Mucho (A lot) is the 9th album by Argentine rock group Babasónicos. It was released on CD in 2008. The first single for the album is "Pijamas", and peaked 1 in Argentina. The second single was released in September.

Track listing
"Yo Anuncio" (I Announce)
"Pijamas" (Pajamas)
"Escamas" (Scales)
"Cuello Rojo" (Redneck)
"Cómo Eran Las Cosas" (How Things Were)
"Microdancing"
"Las Demás" (The Others)
"Estoy Rabioso" (I'm Angry)
"Nosotros" (Us)
"El Ídolo" (The Idol)

Singles
"Pijamas" (#1 Argentina)
"Microdancing" (#1 Argentina)
"Las Demás" (#19 Argentina)
"Escamas"
"Nosotros"
"El Ídolo"

Trivia

 Gabriel Manelli -bass player- did help composing the album and recorded some tracks for it, before his untimely death in January. Some of the songs were played and recorded by "Carca" too.
 A B-Sides album with the songs who didn't make the final cut for Mucho, called Mucho + (Much More) was released in 2009. It was released as a Bonus CD in a Re-Release of the album. The track "Formidable" from this cd will be released as single in July 2009.
 The album was released in cellphones before the physical CD release.

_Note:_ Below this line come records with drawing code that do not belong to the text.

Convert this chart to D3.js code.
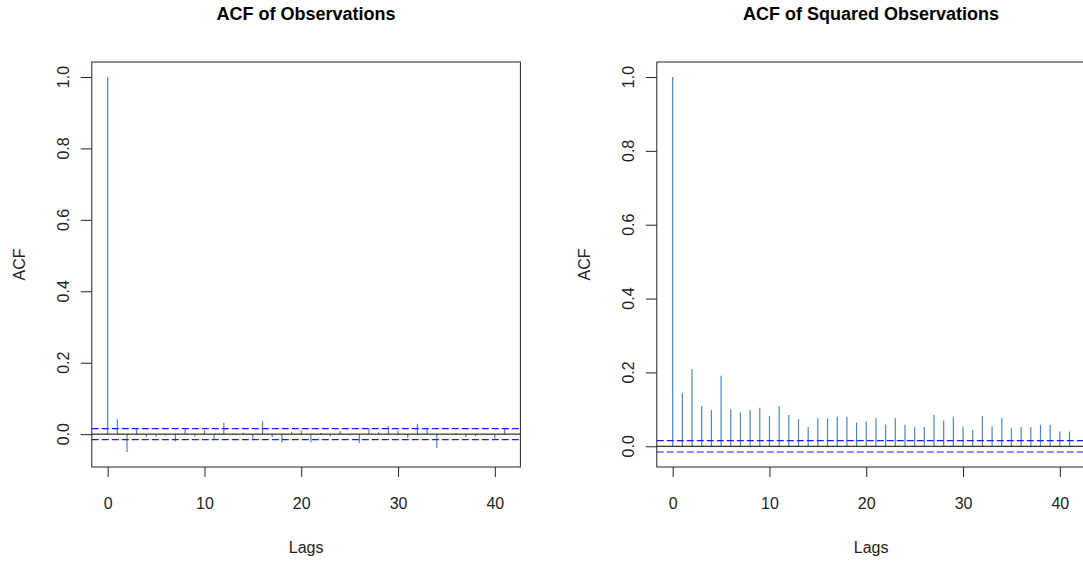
<!DOCTYPE html>
<html>
<head>
<meta charset="utf-8">
<script src="https://cdn.jsdelivr.net/npm/d3@7"></script>
<style>
  html, body { margin: 0; padding: 0; background: #fff; }
  svg { display: block; font-family: "Liberation Sans", Arial, sans-serif; }
</style>
</head>
<body>
<svg id="chart" width="1083" height="565"></svg>
<script>
// lags 0..41
const lags = [0,1,2,3,4,5,6,7,8,9,10,11,12,13,14,15,16,17,18,19,20,
              21,22,23,24,25,26,27,28,29,30,31,32,33,34,35,36,37,38,39,40,41];

const acfObs = [1.0, 0.042, -0.05, 0.016, -0.007, -0.007, -0.004, -0.02, 0.014, -0.007,
                0.011, -0.015, 0.032, 0.002, 0.004, -0.013, 0.036, -0.009, -0.024, 0.007,
                0.01, -0.023, 0.003, -0.006, 0.009, -0.003, -0.025, 0.015, 0.005, 0.023,
                0.01, -0.011, 0.029, 0.015, -0.039, 0.001, 0.003, -0.008, -0.006, -0.002,
                -0.012, 0.014];

const acfSq = [1.0, 0.144, 0.209, 0.109, 0.098, 0.191, 0.100, 0.092, 0.098, 0.104,
               0.082, 0.109, 0.085, 0.073, 0.052, 0.076, 0.076, 0.080, 0.080, 0.064,
               0.067, 0.076, 0.058, 0.076, 0.058, 0.052, 0.052, 0.085, 0.070, 0.079,
               0.052, 0.045, 0.082, 0.054, 0.076, 0.049, 0.052, 0.052, 0.058, 0.058,
               0.040, 0.040];

const ciBound = 0.0155;

const xTicks = [0, 10, 20, 30, 40];
const yTicks = [0, 0.2, 0.4, 0.6, 0.8, 1.0];
const yTickLabels = ["0.0", "0.2", "0.4", "0.6", "0.8", "1.0"];

const panels = [
  { title: "ACF of Observations", values: acfObs, left: 91.8 },
  { title: "ACF of Squared Observations", values: acfSq, left: 656.8 }
];

const boxW = 428.6, boxTop = 62, boxBottom = 467;
const svg = d3.select("#chart");

panels.forEach(p => {
  const g = svg.append("g");
  const x0 = p.left, x1 = p.left + boxW;

  const maxLag = d3.max(lags);
  const xScale = d3.scaleLinear()
      .domain([-0.04 * maxLag, 1.04 * maxLag])
      .range([x0, x1]);

  const lo = Math.min(d3.min(p.values), -ciBound);
  const hi = Math.max(d3.max(p.values), ciBound);
  const pad = (hi - lo) * 0.04;
  const yScale = d3.scaleLinear()
      .domain([lo - pad, hi + pad])
      .range([boxBottom, boxTop]);

  // title
  g.append("text")
      .attr("x", (x0 + x1) / 2)
      .attr("y", 20)
      .attr("text-anchor", "middle")
      .style("font-weight", "bold")
      .style("font-size", "18px")
      .style("fill", "#000")
      .text(p.title);

  // acf spikes
  g.selectAll("line.spike")
      .data(lags)
      .enter()
      .append("line")
      .attr("class", "spike")
      .attr("x1", d => xScale(d))
      .attr("x2", d => xScale(d))
      .attr("y1", yScale(0))
      .attr("y2", (d, i) => yScale(p.values[i]))
      .attr("stroke", "#4a86c0")
      .attr("stroke-width", 1.2);

  // zero line
  g.append("line")
      .attr("x1", x0).attr("x2", x1)
      .attr("y1", yScale(0)).attr("y2", yScale(0))
      .attr("stroke", "#000")
      .attr("stroke-width", 1);

  // confidence bounds
  [ciBound, -ciBound].forEach(c => {
    g.append("line")
        .attr("x1", x0).attr("x2", x1)
        .attr("y1", yScale(c)).attr("y2", yScale(c))
        .attr("stroke", "#1a1aff")
        .attr("stroke-width", 1.2)
        .attr("stroke-dasharray", "7,3");
  });

  // box
  g.append("rect")
      .attr("x", x0).attr("y", boxTop)
      .attr("width", boxW).attr("height", boxBottom - boxTop)
      .attr("fill", "none")
      .attr("stroke", "#222")
      .attr("stroke-width", 1);

  // x axis
  const xAxis = g.append("g")
      .attr("transform", `translate(0,${boxBottom})`)
      .call(d3.axisBottom(xScale).tickValues(xTicks).tickSize(10).tickPadding(21));
  xAxis.select(".domain").remove();
  xAxis.selectAll("line").attr("stroke", "#222");
  xAxis.selectAll("text")
      .style("font-size", "16px")
      .style("font-family", "Liberation Sans, Arial, sans-serif")
      .style("fill", "#222");

  // y axis
  const yAxis = g.append("g")
      .attr("transform", `translate(${x0},0)`)
      .call(d3.axisLeft(yScale).tickValues(yTicks).tickSize(11).tickFormat(""));
  yAxis.select(".domain").remove();
  yAxis.selectAll("line").attr("stroke", "#222");

  g.selectAll("text.ylab")
      .data(yTicks)
      .enter()
      .append("text")
      .attr("class", "ylab")
      .attr("transform", d => `translate(${x0 - 23},${yScale(d)}) rotate(-90)`)
      .attr("text-anchor", "middle")
      .style("font-size", "16px")
      .style("fill", "#222")
      .text((d, i) => yTickLabels[i]);

  // axis titles
  g.append("text")
      .attr("x", (x0 + x1) / 2)
      .attr("y", 553)
      .attr("text-anchor", "middle")
      .style("font-size", "16px")
      .style("fill", "#222")
      .text("Lags");

  g.append("text")
      .attr("transform", `translate(${x0 - 67},${(boxTop + boxBottom) / 2}) rotate(-90)`)
      .attr("text-anchor", "middle")
      .style("font-size", "16px")
      .style("fill", "#222")
      .text("ACF");
});
</script>
</body>
</html>
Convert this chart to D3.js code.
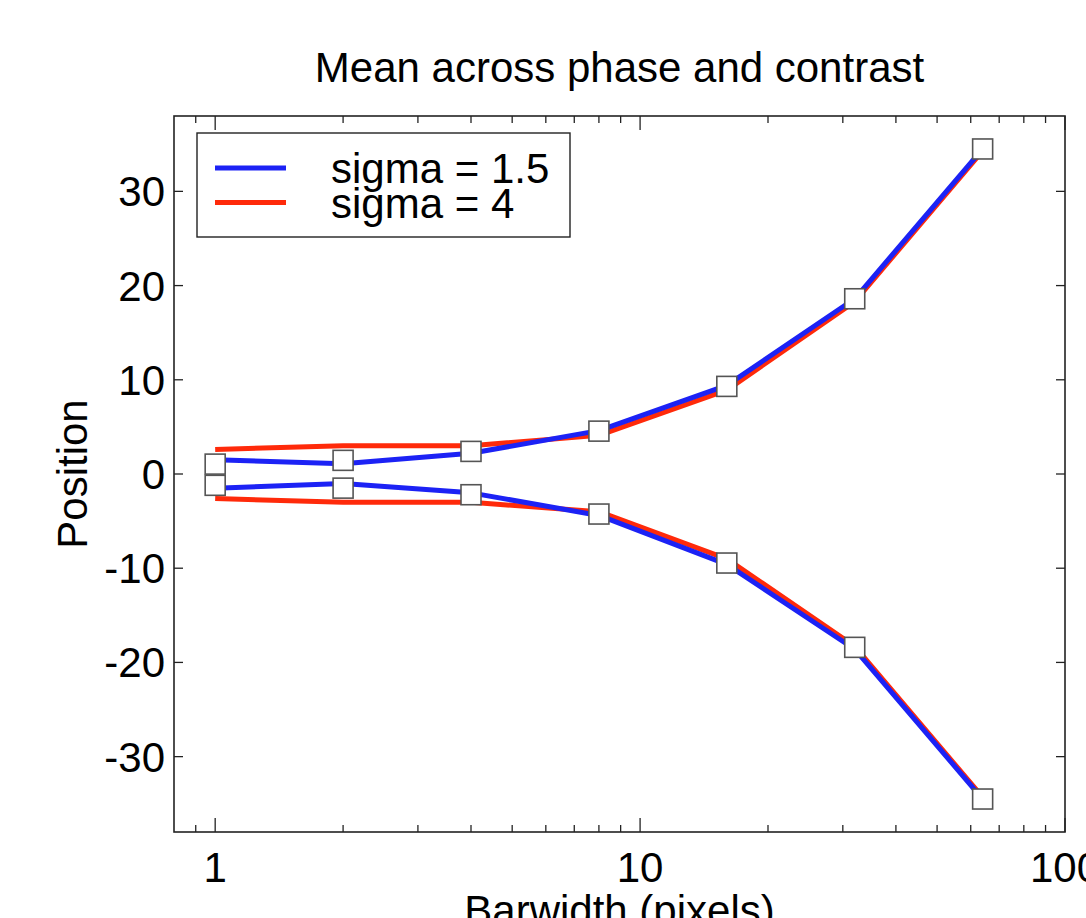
<!DOCTYPE html>
<html>
<head>
<meta charset="utf-8">
<script src="https://cdn.jsdelivr.net/npm/d3@7"></script>
<style>
  body { margin: 0; background: #fff; }
  svg { display: block; font-family: "Liberation Sans", Arial, sans-serif; }
</style>
</head>
<body>
<div id="chart"></div>
<script>
// values
var barwidth = [1, 2, 4, 8, 16, 32, 64];
var sigma15Up = [1.5, 1.1, 2.2, 4.6, 9.4, 18.6, 34.5];
var sigma15Down = [-1.5, -1.0, -2.0, -4.4, -9.6, -18.6, -34.5];
var sigma4Up = [2.6, 3.0, 3.0, 4.1, 8.9, 18.3, 34.3];
var sigma4Down = [-2.6, -3.0, -3.0, -4.0, -9.0, -18.3, -34.3];
var markerUp = [1.05, 1.45, 2.4, 4.55, 9.3, 18.6, 34.5];
var markerDown = [-1.2, -1.5, -2.2, -4.25, -9.45, -18.4, -34.5];

var xMajor = [1, 10, 100];
var xMinor = [0.9, 2, 3, 4, 5, 6, 7, 8, 9, 20, 30, 40, 50, 60, 70, 80, 90];
var yTicks = [-30, -20, -10, 0, 10, 20, 30];
var legendNames = ["sigma = 1.5", "sigma = 4"];
var colors = ["#1c22f5", "#ff2a0a"];

var margin = { top: 116, right: 21, bottom: 86, left: 174 },
    W = 1086, H = 918,
    width = W - margin.left - margin.right,
    height = H - margin.top - margin.bottom;

var svg = d3.select("#chart")
    .append("svg")
    .attr("width", W)
    .attr("height", H);

var g = svg.append("g")
    .attr("transform", "translate(" + margin.left + "," + margin.top + ")");

var x = d3.scaleLog().domain([0.8, 100]).range([0, width]);
var y = d3.scaleLinear().domain([-38, 38]).range([height, 0]);

var fontSize = 42;

// frame
g.append("rect")
    .attr("width", width)
    .attr("height", height)
    .attr("fill", "none")
    .attr("stroke", "#222")
    .attr("stroke-width", 1.6);

// ticks, all pointing inward
function xTicks(sel, top) {
    var all = xMinor.concat(xMajor);
    sel.selectAll(null)
        .data(all)
        .enter()
        .append("line")
        .attr("x1", function (d) { return x(d) })
        .attr("x2", function (d) { return x(d) })
        .attr("y1", top ? 0 : height)
        .attr("y2", function (d) {
            var len = xMajor.indexOf(d) >= 0 ? 14 : 7;
            return top ? len : height - len
        })
        .attr("stroke", "#222")
        .attr("stroke-width", 1.3);
}
xTicks(g, false);
xTicks(g, true);

g.selectAll(".ytl")
    .data(yTicks)
    .enter()
    .append("line")
    .attr("x1", 0).attr("x2", 9)
    .attr("y1", function (d) { return y(d) })
    .attr("y2", function (d) { return y(d) })
    .attr("stroke", "#222")
    .attr("stroke-width", 1.3);

g.selectAll(".ytr")
    .data(yTicks)
    .enter()
    .append("line")
    .attr("x1", width - 9).attr("x2", width)
    .attr("y1", function (d) { return y(d) })
    .attr("y2", function (d) { return y(d) })
    .attr("stroke", "#222")
    .attr("stroke-width", 1.3);

// tick labels
g.selectAll(".xlab")
    .data(xMajor)
    .enter()
    .append("text")
    .attr("x", function (d) { return x(d) })
    .attr("y", height + 50)
    .attr("text-anchor", "middle")
    .attr("font-size", fontSize)
    .text(function (d) { return d });

g.selectAll(".ylab")
    .data(yTicks)
    .enter()
    .append("text")
    .attr("x", -9)
    .attr("y", function (d) { return y(d) + 15 })
    .attr("text-anchor", "end")
    .attr("font-size", fontSize)
    .text(function (d) { return d });

// axis titles
g.append("text")
    .attr("x", width / 2)
    .attr("y", height + 93)
    .attr("text-anchor", "middle")
    .attr("font-size", fontSize)
    .text("Barwidth (pixels)");

g.append("text")
    .attr("transform", "translate(-87," + (height / 2) + ") rotate(-90)")
    .attr("text-anchor", "middle")
    .attr("font-size", fontSize)
    .text("Position");

svg.append("text")
    .attr("x", margin.left + width / 2)
    .attr("y", 82)
    .attr("text-anchor", "middle")
    .attr("font-size", fontSize)
    .text("Mean across phase and contrast");

// lines
var line = d3.line()
    .x(function (d) { return x(d[0]) })
    .y(function (d) { return y(d[1]) });

function pairs(vals) { return barwidth.map(function (b, i) { return [b, vals[i]] }) }

var series = [
    { vals: sigma4Up, c: colors[1] },
    { vals: sigma4Down, c: colors[1] },
    { vals: sigma15Up, c: colors[0] },
    { vals: sigma15Down, c: colors[0] }
];

g.selectAll(".series")
    .data(series)
    .enter()
    .append("path")
    .attr("d", function (d) { return line(pairs(d.vals)) })
    .attr("fill", "none")
    .attr("stroke", function (d) { return d.c })
    .attr("stroke-width", 5)
    .attr("stroke-linejoin", "round");

// square markers
var ms = 20;
var markers = pairs(markerUp).concat(pairs(markerDown));
g.selectAll(".mk")
    .data(markers)
    .enter()
    .append("rect")
    .attr("x", function (d) { return x(d[0]) - ms / 2 })
    .attr("y", function (d) { return y(d[1]) - ms / 2 })
    .attr("width", ms)
    .attr("height", ms)
    .attr("fill", "#fff")
    .attr("stroke", "#555")
    .attr("stroke-width", 1.6);

// legend
var lg = svg.append("g").attr("transform", "translate(197,133)");
lg.append("rect")
    .attr("width", 373)
    .attr("height", 104)
    .attr("fill", "#fff")
    .attr("stroke", "#222")
    .attr("stroke-width", 1.4);

legendNames.forEach(function (name, i) {
    lg.append("line")
        .attr("x1", 18).attr("x2", 89)
        .attr("y1", 35 + i * 34.5).attr("y2", 35 + i * 34.5)
        .attr("stroke", colors[i])
        .attr("stroke-width", 5);
    lg.append("text")
        .attr("x", 134)
        .attr("y", 50 + i * 35)
        .attr("font-size", fontSize)
        .text(name);
});
</script>
</body>
</html>
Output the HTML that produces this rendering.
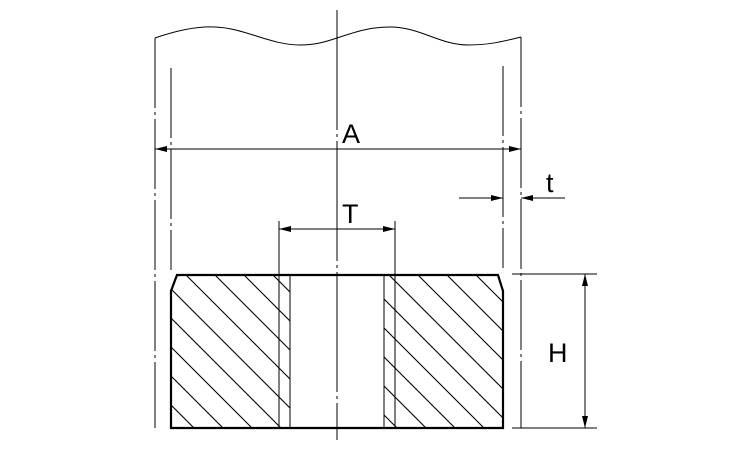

The cellphone version contains a song called "Todo dicho" (All Said) as track 5, instead of "Cómo eran las cosas" on the CD version.
 The deluxe version of the album contains another unreleased track from the Mucho sessions, "Para lelos" (For morons).
 The song "Microdancing" is featured on the Pro Evolution Soccer 2011 soundtrack.